Oh I know, and I agree. The wards obviously need to be redistributed, if only because population has shifted significantly since these boundaries were drawn. There's also something to be said for establishing more neighbourhood-based wards. Perhaps a "Waterfront" ward that could be made up of the area south of the railway tracks, just for one example.
 
Some wards are a heck of a lot bigger than others...there's a few wards under 50,000 people (such as 46K in Ward 29-Ootes) but some have over 70,000 (42, probably 23). Glancing at the numbers (mostly from 2001, though), they could easily carve a new ward out of Scarborough and it'd still be on the large side...if they keep the same number of total wards, that means at least one ward like 16/21/18 will have to be absorbed by its neighbours. North York and parts of downtown also warrant more representation, but it should be doable just through easy boundary shifts.
 
I honestly don't even know which ward I live in - municipally or federally. It's either St. Paul's or Toronto Centre. I actually got flyers for both riding during the last provincial election. Not that it even matters. I usually end up voting for non incumbents (they haven't been corrupted by the system yet), or whichever party I feel like supporting in that election.
 
Oh I know, and I agree. The wards obviously need to be redistributed, if only because population has shifted significantly since these boundaries were drawn. There's also something to be said for establishing more neighbourhood-based wards. Perhaps a "Waterfront" ward that could be made up of the area south of the railway tracks, just for one example.

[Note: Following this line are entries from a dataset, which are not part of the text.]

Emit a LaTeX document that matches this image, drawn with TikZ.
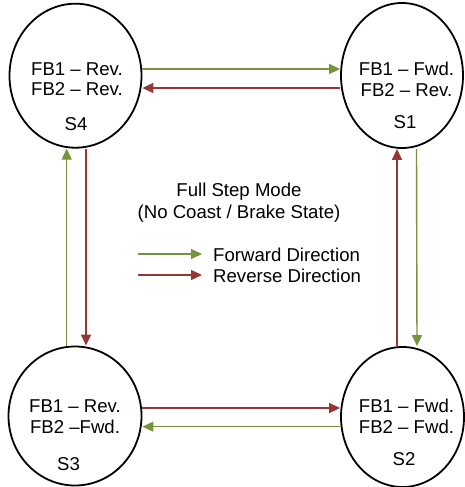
\documentclass[tikz,border=0pt]{standalone}
\usepackage{fontspec}
\setmainfont{Liberation Sans}
\usetikzlibrary{arrows.meta,shapes.geometric}
\definecolor{fwdgreen}{RGB}{119,147,60}
\definecolor{revred}{RGB}{149,55,53}
\begin{document}
\begin{tikzpicture}[x=1pt,y=-1pt,
  state/.style={draw=black,line width=1.8pt,ellipse,inner sep=0pt},
  lbl/.style={anchor=base,inner sep=0pt,font=\fontsize{18.6}{21}\selectfont},
  fwd/.style={draw=fwdgreen,line width=1.4pt,-{Triangle[length=11pt,width=10pt]}},
  rev/.style={draw=revred,line width=1.4pt,-{Triangle[length=11pt,width=10pt]}}]
\useasboundingbox (0,0) rectangle (465,487);
% states
\node[state,minimum width=132pt,minimum height=144pt] (S4) at (75.5,75.7) {};
\node[state,minimum width=122pt,minimum height=145pt] (S1) at (402,75.5) {};
\node[state,minimum width=133pt,minimum height=139pt] (S3) at (75,416) {};
\node[state,minimum width=123pt,minimum height=140pt] (S2) at (402.5,417) {};
% texts
\node[lbl] (t4a) at (77,75) {FB1 -- Rev.};
\node[lbl] (t4b) at (77,95) {FB2 -- Rev.};
\node[lbl] (t4c) at (76,130) {S4};
\node[lbl] (t1a) at (406.5,75) {FB1 -- Fwd.};
\node[lbl] (t1b) at (406.5,96) {FB2 -- Rev.};
\node[lbl] (t1c) at (405,128.5) {S1};
\node[lbl] (t3a) at (75,412.5) {FB1 -- Rev.};
\node[lbl] (t3b) at (75,433) {FB2 --Fwd.};
\node[lbl] (t3c) at (68.5,470) {S3};
\node[lbl] (t2a) at (406.5,412.5) {FB1 -- Fwd.};
\node[lbl] (t2b) at (406.5,433) {FB2 -- Fwd.};
\node[lbl] (t2c) at (404,465) {S2};
% center legend
\node[lbl] (title1) at (239,196.5) {Full Step Mode};
\node[lbl] (title2) at (239,218.5) {(No Coast / Brake State)};
\coordinate (lg1) at (138,254);
\coordinate (lg1e) at (202,254);
\coordinate (lg2) at (138,275);
\coordinate (lg2e) at (202,275);
\draw[fwd] (lg1) -- (lg1e);
\draw[rev] (lg2) -- (lg2e);
\node[lbl,anchor=base west] (lf) at (213,261) {Forward Direction};
\node[lbl,anchor=base west] (lr) at (213,282.5) {Reverse Direction};
% transitions
\draw[fwd] ([yshift=6.7pt]S4.east) -- ([yshift=6.5pt]S1.west);
\draw[rev] ([yshift=-12.5pt]S1.west) -- ([yshift=-12.3pt]S4.east);
\draw[fwd] ([xshift=14.5pt]S1.south) -- ([xshift=14.5pt]S2.north);
\draw[rev] ([xshift=-5.5pt]S2.north) -- ([xshift=-5pt]S1.south);
\draw[rev] ([yshift=8pt]S3.east) -- ([yshift=9pt]S2.west);
\draw[fwd] ([yshift=-9.7pt]S2.west) -- ([yshift=-10.7pt]S3.east);
\draw[fwd] ([xshift=-8.3pt]S3.north) -- ([xshift=-8.8pt]S4.south);
\draw[rev] ([xshift=10.5pt]S4.south) -- ([xshift=11pt]S3.north);
\end{tikzpicture}
\end{document}
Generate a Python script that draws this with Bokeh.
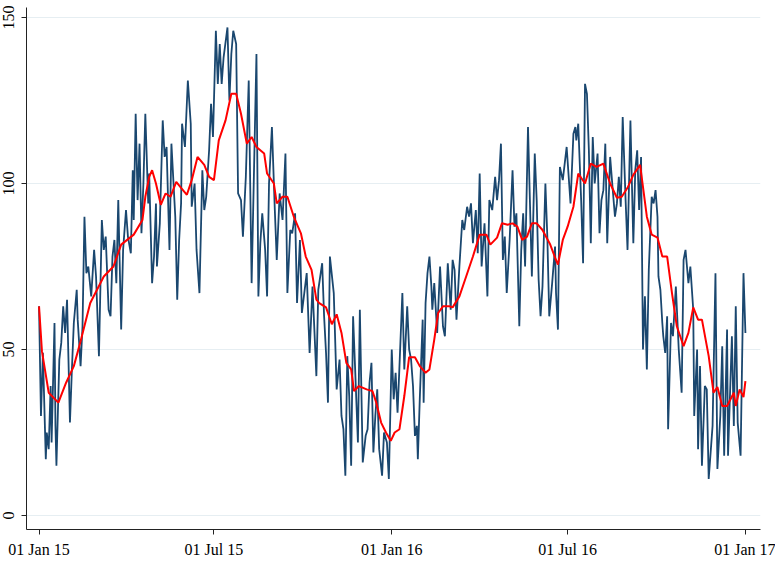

The wards are based on the provincial ridings, which mirror the federal ones. They are readjusted every ten years, and the last adjustment (based on the 2001 census) took effect in 2004 federally and 2007 provincially, so obviously municipal wards will be changed before 2010.

But now the City has the power to determine ward boundaries (though I'm not sure if there's still a limit on the total number of wards). I think more cohesive community-based wards should be created.

I'm in Adam Vaughan's ward which runs from University Ave. and Bathurst/Christie from the lake up until Dupont. Right after the OMB decision been in ward 6 which I think was south of Bloor which ran from Sherbourne to Palmerston, I think; while the north of Bloor was in ward 5 which was from St. Clair to Bloor, Yonge to Ossington/Oakwood.

At that time though Bloor St. was a more significant barrier than it is today, and all the old strip wards were cut off at Bloor. Note also at that time the (old) City had 11 wards but 2 councillors per ward. To some extent that undermined the idea of community-based wards, as the eastern half of Ward 5 (for example) was middle class Anglo/Jewish professional and the western half was more working class ethnic.